Thank you for taking my question. Just a quick one on the regions. I noticed that Asia has been decelerating now for 2 quarters and is actually growing at a growth rate. It doesn't look overly exciting. Could you just talk about some of the drivers there?
Thank you.
So Raimo, I think we've highlighted that on previous calls that in spite of the fact we obviously have some very large, very successful customers in Japan, generally that market's been quite tough for us over the last couple of years, particularly in the enterprise. I think small business has continued to kind of motor along very nicely. But enterprise in Japan has been slow. And of course that takes time to kind of feed through into our revenue numbers. Now you're seeing obviously a very different approach to managing the Japanese economy.

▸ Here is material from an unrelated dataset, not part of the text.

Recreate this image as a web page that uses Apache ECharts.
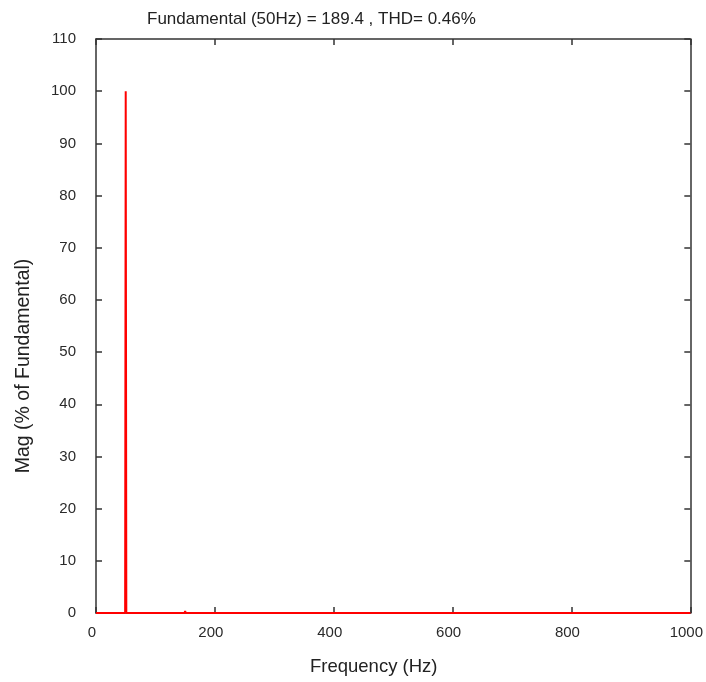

We'll be there next week. And I think we our sales team over there feel much more excited about the prospects for large enterprise transactions this year. But it's primarily Japan that's affecting that revenue growth number. The rest of Asia which is sort of Australia, New Zealand and ASEAN has been relatively consistent a relatively consistent performer over the last few years.
Great. Well, thanks everyone and thanks for joining us today. I just encourage you all again to register for Dream Force. Do that early. And we look forward to updating you in August.
Thanks very much.
Thank you, everyone, for joining today's conference call. You may now disconnect.